Gee I can barely wait to see the combinations that can/will develop with Matterson on the right having Wonga and Fergie running off him and Mitchell. Big Shorn Lane, will again be a great foil on the left for Dyl, with Mennings and Sivo having another off-season together.
Matto is really looking forward to playing on the right beside Moses.
Interesting read sixties and thanks, enjoy each of them.
Looking at the small pic of Marata and Oregon, Oregon seems to have bulked up quite a bit, I had noticed that in some other pics and it looks like he’s a lot more muscled, his resigning is a good move as well, & hoping he will be seeing a good degree of NRL playing next season.
The Storm interest in Oregon was well documented, and to be honest, he seems like he would fit like a glove in their pack. Very glad he’s staying.
I watched his interview on the eels webb site, he comes across as a very quiet and humble sort of person, a good fit I believe, I also am very glad of his signing, still young but he has a bright future before him, has the size and desire to achieve I would believe.
I honestly believe with these signings along with that of Joey who I think may be the most crucial one going forward,
Colin, besides being a good footballer, Oregon is one of the most genuine young blokes you could ever meet. That footage of him at Giant Steps School with his young mate was an indicator of what he’s like.
Thanks mate, his interview showed what sort of person he is, Nothing will surprise me with him.
Thanks sixties for the report. Just wondering about your thoughts on the signing of the 8th immortal and has he had much to do with training
Dazboy, I missed his first session with the spine. I’m going to try to find out if he’s there for the spine at a particular field session each week or whether he will just work with the spine at a dedicated time.
My thoughts – Joey has gone on record in commentary about his high opinion of Dylan Brown. He wants to be involved in developing his skill base, and if you can get a specialist coach like him with his experience and credentials, who is passionate about the players he’s working with, it can only be a positive.
The importance of Joey coaching our spine cannot just be measured on a personal performance level. Sure each individual will benefit in seeing things from the perspective of arguably the greatest living rugby League tactician, but thanks to his guidance the attacking structures of the team as a unit will improve, which is an area which we have struggled over the last many seasons.Would you say it is akin to having an attacking coach or is there someone else who is responsible for those kind of structures ie.the Coach?

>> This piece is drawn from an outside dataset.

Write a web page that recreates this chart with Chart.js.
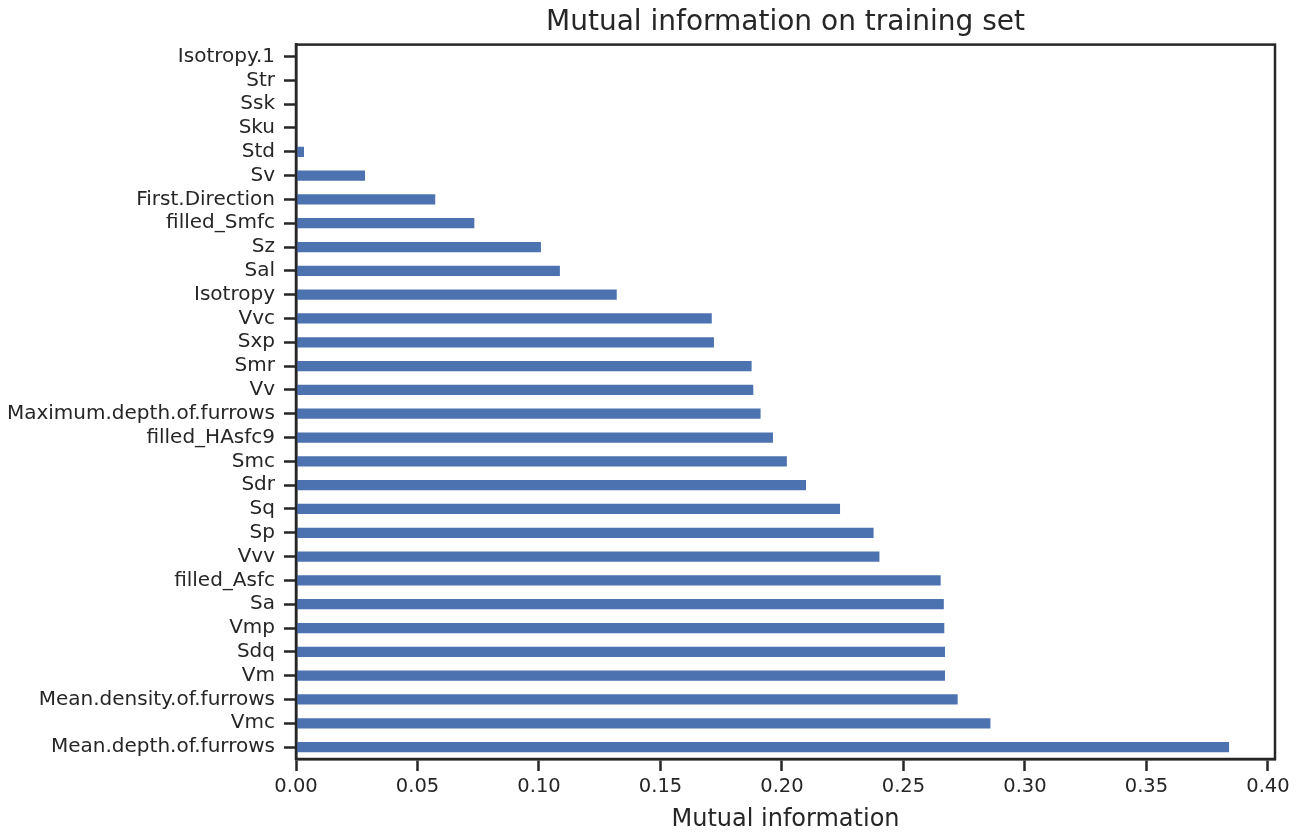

I guarantee you this about BA. If someone like Joey offered any insights about an opponent or a play, he’d listen.
Hi and thx.
Wld u mind giving me your impression of the player sizes specifically Is utoiakanu noticeably big say v Payne haas. Is he as thick as junior Paulo and is Oregon very big. Thx Sixties
In terms of build, Stefano is closer to a Payne Haas body type than Oregon is. Stefano is taller than Oregon, and I think, a bit faster. There was footage around (which someone might link) of Stefano taking an intercept close to his own line in Flegg and running about 80m before he was caught..
Oregon is more compact and powerful. He presents a different challenge for defenders – see his NRL debut try. Nobody is as thick in the body as Junior.
Thx for the reports, always enjoyable. What is your impression of the intensity of training when compared to this time last year?
Glenn, it has been building. Check out today’s report.
Tks sixties. It’s gradually taking shape. Anything on Nathan Brown and the moon boot?
Are the defensive drills substantially different to prior years? You can definitely see the method in the madness.
We have a specialist contact coach, so his work looks different.
Haven’t seen Brown as yet, but that doesn’t mean he hasn’t been there.
Great read Sixties. Really appreciate your description.